This formula is really like pull the wool over someone's eye.
It is just a machinery, an algorithmic formula that counts the passages over the $x$ axis. It is an algorithm in disguise, written as a formula.
It is a clever trick, and it looks much less mysterious after one sees that:
$$\frac{d}{dt}\left(-\arctan\left(\frac{f'(t)}{f(t)}\right)\right) = \frac{f'(t)^2-f(t)f''(t)}{f(t)^2+f'(t)^2}$$
So we may rewrite
$$-\arctan\left(\frac{f'(a)}{f(a)}\right)+\int_{a}^{b}\frac{f'(t)^2-f(t)f''(t)}{f(t)^2+f'(t)^2}\,dt$$
as
$$-g(f(a)) + \int_a^b \frac{d}{dt}g(f(t)) dt$$
with
$$g(f(t)) = -\arctan\left(\frac{f'(t)}{f(t)}\right)$$
And it's easy to see that
$$-g(f(a)) + \int_a^b \frac{d}{dt}g(f(t)) dt = g(f(b))$$
So why bother with the integral formula ??? Why bother if what it is in the end is just
$$g(f(b)) = -\arctan\left(\frac{f'(b)}{f(b)}\right)$$
Well, here comes the clever trick.
First of all, we want to use the $\arctan$ because it's a function with a domain of $\mathbb{R}$ and a limited image, while it's monotonic.

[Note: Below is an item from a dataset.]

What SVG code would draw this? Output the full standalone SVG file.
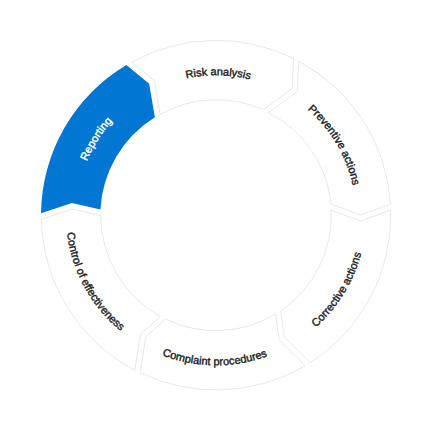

If we use $\arctan\left(\frac{1}{f(t)}\right)$ we have a function that "passes through" $\frac{\pi}{2}$ every time $f(t)$ crosses the $x$ axis.
But the problem of the $\arctan$ is that it goes from $\frac{\pi}{2}$ to $-\frac{\pi}{2}$ if the $f(t)$ crosses the $x$ axis from the positive side to negative and viceversa (from $-\frac{\pi}{2}$ to $\frac{\pi}{2}$ when the function crosses from negative to positive).
We don't want the viceversa.
What we want instead is something that wraps from $\frac{\pi}{2}$ to $-\frac{\pi}{2}$ when the $f(x)$ crosses the $x$ axis, in whatever direction. We never want the $\arctan$ to wrap in the opposite direction.
So, here it is $\arctan\left(\frac{f'(t)}{f(t)}\right)$, which does exactly this. Whenever $f(t)$ crosses the $x$ axis, it wrap from $\frac{\pi}{2}$ to $-\frac{\pi}{2}$ and it never wraps in the other direction.
So far so good. But next, we really don't want the arctan to wrap. What we would like to have, instead, is a function that continues in the same direction without wrapping. Instead of wrapping, we would like the arctan to continue growing as if it add to itself an offset of $\pi$ at every wrap.
In this way, every $\pi$ times, it means that the function $f(t)$ crosses the $x$ axis. What we have to do is to look at the value of the unwrapping arctan and divide by $\pi$.
And for this we have $$\int_{a}^{b}\frac{f'(t)^2-f(t)f''(t)}{f(t)^2+f'(t)^2}\,dt$$
All what it is the formula above is an "unwrapping arctan".
Since it's the integral of the derivative of the arctan, it's just the arctan in disguise, but with the remarkable feature that it doesn't wrap, it continues to grow. All the tiny $d f(x)$ are added continuously without wrapping as the integral "evolves".
Then, all we have to do in the end is to divide by $\pi$ and round all up, so that in the end we have a neat number.
And the starting point $-\arctan\left(\frac{f'(a)}{f(a)}\right)$ is precisely the starting point. It avoids to have a wrong result (+1 or -1 the exact result) after we round the partial result.
Plotting some easy example like this: https://www.desmos.com/calculator/yr4ljmpcmr really help to visualize the machinery behind the formula.
And that's all, I think. A really clever trick.